= Pittsburgh Photographic Library =

The Pittsburgh Photographic Library (PPL) is a photography repository held by the Carnegie Library of Pittsburgh of over 50,000 prints and negatives relating to history of Pittsburgh, Pennsylvania, United States. It is also the name of the core collection of roughly 18,000 photographs, which were taken from 1950 to 1953 as a documentation project headed by Roy Stryker, and which subsequently gave the current repository its name.

==History and notable features==
PPL (People) was the brainchild of the Allegheny Conference on Community Development, a Pittsburgh regional planning association launched in 1944 to rebuild and clean up the notorious Smokey City. The Allegheny Conference hired Roy Stryker in 1950 to record the city before its famous urban renewal, dubbed Renaissance I, and to shoot positive images of the "progress" for national consumption.
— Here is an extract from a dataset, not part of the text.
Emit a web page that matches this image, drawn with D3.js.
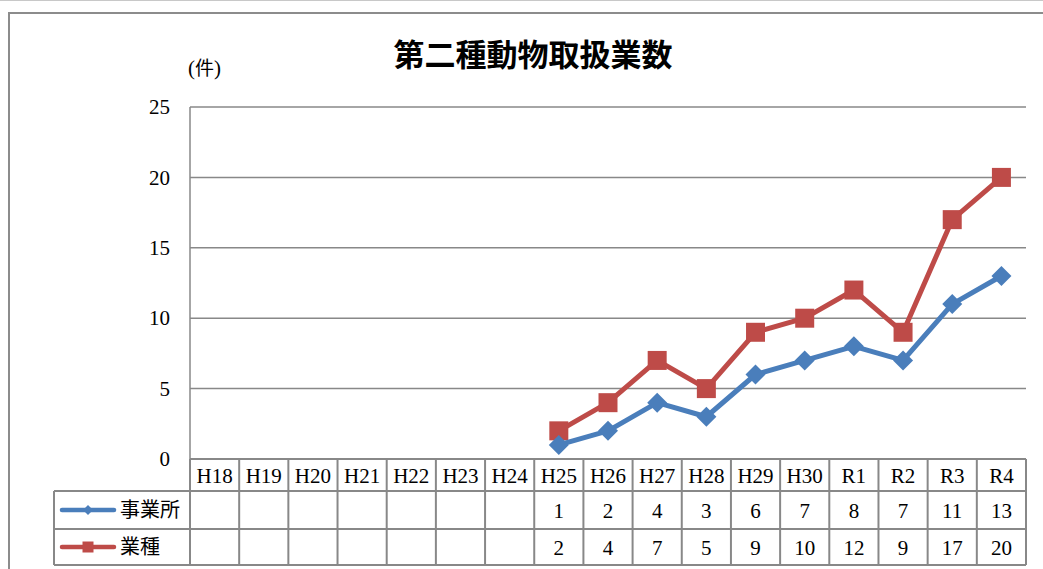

Stryker hired professional photographers and directed the project, based at the University of Pittsburgh.

Stryker used such photographers as James Blair, Esther Bubley, Harold Corsini, Elliott Erwitt, Clyde Hare, Russell Lee, Sol Libsohn, and Richard Saunders. The project effectively ended in 1953, though it did continue for several more years under the direction of Marshall Stalley, and then was phased out in the late 1950s.

The Library of Congress initially wanted to house PPL, but it was transferred to Carnegie Library of Pittsburgh in June 1960.